History of Bison in North America
The American bison was, at one time, possibly the most abundant large land mammal on earth. Only 200 years ago an estimated 30 million plains bison roamed the grasslands and shrub steps of North America from Central Canada to Mexico. Once an ecological keystone species, their migrations, grazing patterns, and behavior literally shaped the physical environment. Bison were also an inherent part of the cultural heritage of many Native American tribes and were central to national expansion and development.
However, intensive market hunting and commercial slaughter in the late 1800’s led to their near extermination. By 1902, numbers were reduced to less than two dozen. This last remaining wild herd of 23 animals found refuge in the high elevation interior (Pelican Valley) of Yellowstone National Park.
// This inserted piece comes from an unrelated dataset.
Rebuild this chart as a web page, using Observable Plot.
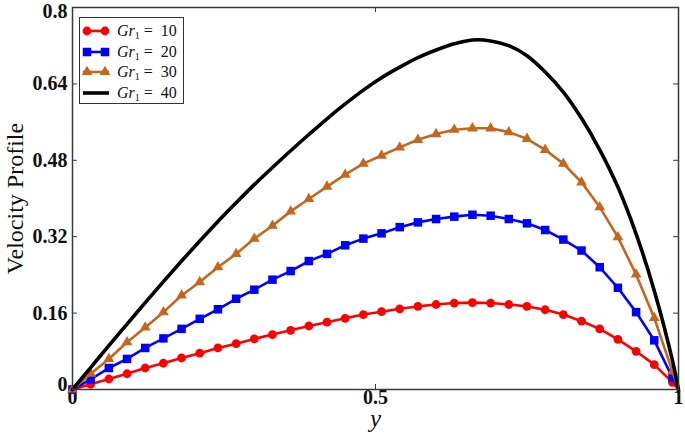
<!DOCTYPE html>
<html>
<head>
<meta charset="utf-8">
<script src="https://cdn.jsdelivr.net/npm/d3@7"></script>
<script src="https://cdn.jsdelivr.net/npm/@observablehq/plot@0.6"></script>
<style>
  html, body { margin: 0; padding: 0; background: #fff; }
  #wrap { position: relative; width: 685px; height: 433px; overflow: hidden; }
  #wrap > svg { position: absolute; left: 0; top: 0; }
  #legend {
    position: absolute; left: 79px; top: 17px; width: 105px; height: 87px;
    box-sizing: border-box; border: 1px solid #333; background: #fff;
    font-family: "Liberation Serif", "Times New Roman", serif; font-size: 16px; color: #111;
  }
  .row { position: absolute; left: 0; height: 20px; display: flex; align-items: center; white-space: nowrap; }
  .row svg { display: block; margin-left: 1px; }
  .row span.t { margin-left: 6px; }
  .row i { font-style: italic; }
  .row sub { font-size: 10px; vertical-align: -3px; line-height: 0; }
</style>
</head>
<body>
<div id="wrap"></div>
<script>
// ---- data ----
const yPos = [0, 0.03, 0.06, 0.09, 0.12, 0.15, 0.18, 0.21, 0.24, 0.27, 0.30, 0.33, 0.36, 0.39, 0.42, 0.45, 0.48,
              0.51, 0.54, 0.57, 0.60, 0.63, 0.66, 0.69, 0.72, 0.75, 0.78, 0.81, 0.84, 0.87, 0.90, 0.93, 0.96, 0.99, 1.00];
const gr10 = [0, 0.011, 0.022, 0.033, 0.045, 0.055, 0.066, 0.076, 0.087, 0.096, 0.106, 0.115, 0.124, 0.133, 0.141, 0.149, 0.157,
              0.163, 0.169, 0.174, 0.178, 0.181, 0.182, 0.181, 0.178, 0.174, 0.167, 0.157, 0.143, 0.127, 0.105, 0.080, 0.052, 0.015, 0];
const gr20 = [0, 0.021, 0.045, 0.064, 0.087, 0.107, 0.127, 0.148, 0.168, 0.190, 0.209, 0.230, 0.248, 0.269, 0.284, 0.302, 0.316,
              0.327, 0.340, 0.350, 0.357, 0.362, 0.366, 0.364, 0.357, 0.348, 0.334, 0.314, 0.291, 0.256, 0.213, 0.162, 0.103, 0.025, 0];
const gr30 = [0, 0.033, 0.064, 0.099, 0.130, 0.162, 0.197, 0.225, 0.256, 0.284, 0.316, 0.343, 0.373, 0.399, 0.425, 0.450, 0.473,
              0.490, 0.507, 0.523, 0.535, 0.544, 0.547, 0.547, 0.539, 0.525, 0.502, 0.473, 0.434, 0.382, 0.319, 0.241, 0.150, 0.038, 0];
const gr40 = [0, 0.046, 0.092, 0.137, 0.182, 0.226, 0.269, 0.311, 0.352, 0.391, 0.429, 0.465, 0.500, 0.534, 0.567, 0.598, 0.627,
              0.653, 0.675, 0.695, 0.711, 0.724, 0.732, 0.730, 0.720, 0.699, 0.665, 0.623, 0.568, 0.502, 0.424, 0.326, 0.207, 0.061, 0];
const seriesNames = ["10", "20", "30", "40"];
const seriesColors = ["#ff0000", "#0000ff", "#c4661c", "#000000"];
const yTicks = [0, 0.16, 0.32, 0.48, 0.64, 0.8];
const yTickLabels = ["0", "0.16", "0.32", "0.48", "0.64", "0.8"];
const xTicks = [0, 0.5, 1];
const xTickLabels = ["0", "0.5", "1"];
const xLabel = "y";
const yLabel = "Velocity Profile";

// ---- build table ----
const allSeries = [gr10, gr20, gr30, gr40];
const table = [];
allSeries.forEach((vals, s) => vals.forEach((v, i) => table.push({series: seriesNames[s], pos: yPos[i], vel: v})));
const bySeries = name => table.filter(d => d.series === name);
const markersOf = name => table.filter(d => d.series === name && d.pos < 1);

const frameColor = "#3a3a3a";
const plotW = 685 - 72 - 7, plotH = 433 - 7 - 44;
const tickLen = 5;
const yFmt = d => yTickLabels[yTicks.indexOf(d)];
const yAxisStyle = {tickSize: 0, tickPadding: 5, tickFormat: yFmt, fontSize: 20, fontWeight: "bold", label: null};

const chart = Plot.plot({
  width: 685, height: 433,
  marginLeft: 72, marginRight: 7, marginTop: 7, marginBottom: 44,
  x: {domain: [0, 1]},
  y: {domain: [0, 0.8]},
  color: {domain: seriesNames, range: seriesColors},
  style: {fontFamily: "'Liberation Serif', 'Times New Roman', serif", background: "white", color: "#111"},
  marks: [
    Plot.axisY({...yAxisStyle, ticks: yTicks.slice(1, -1)}),
    Plot.axisY({...yAxisStyle, ticks: yTicks.slice(-1), dy: 4}),
    Plot.axisY({...yAxisStyle, ticks: yTicks.slice(0, 1), dy: -5}),
    Plot.axisX({ticks: xTicks, tickSize: 0, tickPadding: 0, tickFormat: d => xTickLabels[xTicks.indexOf(d)],
                fontSize: 20, fontWeight: "bold", label: null}),
    Plot.tickY(yTicks, {insetRight: plotW - tickLen, stroke: frameColor}),
    Plot.tickY(yTicks, {insetLeft: plotW - tickLen, stroke: frameColor}),
    Plot.tickX(xTicks, {insetTop: plotH - tickLen, stroke: frameColor}),
    Plot.tickX(xTicks, {insetBottom: plotH - tickLen, stroke: frameColor}),
    Plot.line(bySeries("10"), {x: "pos", y: "vel", stroke: "series", strokeWidth: 2.6}),
    Plot.dot(markersOf("10"), {x: "pos", y: "vel", fill: "series", symbol: "circle", r: 4.4}),
    Plot.line(bySeries("20"), {x: "pos", y: "vel", stroke: "series", strokeWidth: 2.6}),
    Plot.dot(markersOf("20"), {x: "pos", y: "vel", fill: "series", symbol: "square", r: 4.8}),
    Plot.line(bySeries("30"), {x: "pos", y: "vel", stroke: "series", strokeWidth: 2.6}),
    Plot.dot(markersOf("30"), {x: "pos", y: "vel", fill: "series", symbol: "triangle", r: 4.0}),
    Plot.line(bySeries("40"), {x: "pos", y: "vel", stroke: "series", strokeWidth: 3.6, curve: "catmull-rom"}),
    Plot.frame({stroke: frameColor, strokeWidth: 1.5}),
    Plot.text([yLabel], {frameAnchor: "left", textAnchor: "middle", lineAnchor: "middle", rotate: -90, dx: -57,
                         fontSize: 24, fill: "#111"}),
    Plot.text([xLabel], {frameAnchor: "bottom", textAnchor: "middle", lineAnchor: "middle", dy: 29,
                         fontSize: 25, fontStyle: "italic", fill: "#111"})
  ]
});

const wrap = document.getElementById("wrap");
wrap.appendChild(chart);

// ---- legend ----
const legend = document.createElement("div");
legend.id = "legend";
const symbols = [d3.symbolCircle, d3.symbolSquare, d3.symbolTriangle, null];
const symR = [4.4, 4.8, 4.0, 0];
const rowTops = [3, 24, 44, 65];
seriesNames.forEach((name, i) => {
  const row = document.createElement("div");
  row.className = "row";
  row.style.top = rowTops[i] + "px";
  const sw = d3.create("svg").attr("width", 30).attr("height", 16);
  sw.append("line").attr("x1", 2).attr("x2", 28).attr("y1", 8).attr("y2", 8)
    .attr("stroke", seriesColors[i]).attr("stroke-width", i === 3 ? 3.6 : 2.6);
  if (symbols[i]) {
    const p = d3.symbol(symbols[i], Math.PI * symR[i] * symR[i])();
    [6, 24].forEach(cx => sw.append("path").attr("d", p).attr("transform", `translate(${cx},8)`).attr("fill", seriesColors[i]));
  }
  row.appendChild(sw.node());
  const t = document.createElement("span");
  t.className = "t";
  t.innerHTML = `<i>Gr</i><sub>1</sub>&nbsp;=&nbsp; ${name}`;
  row.appendChild(t);
  legend.appendChild(row);
});
wrap.appendChild(legend);
</script>
</body>
</html>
Today there is an estimated 500,000 bison across North America. However, the vast majority ~ 95% - could be considered “domestic” livestock as many are privately owned, raised in confinement for meat consumption, fenced, and most have some level of cattle gene introgression, meaning they’ve been bred with cattle and are not considered genetically pure bison. Furthermore, they only occupy a very small fraction of their former range (less than 1% according to some estimates) and are thus considered by many as being ecologically extinct throughout most of their historic range. Wood Buffalo National Park has the largest population of free-roaming woods bison (about 10,000), and Yellowstone National Park has the largest population of free-roaming plains bison (about 4,900).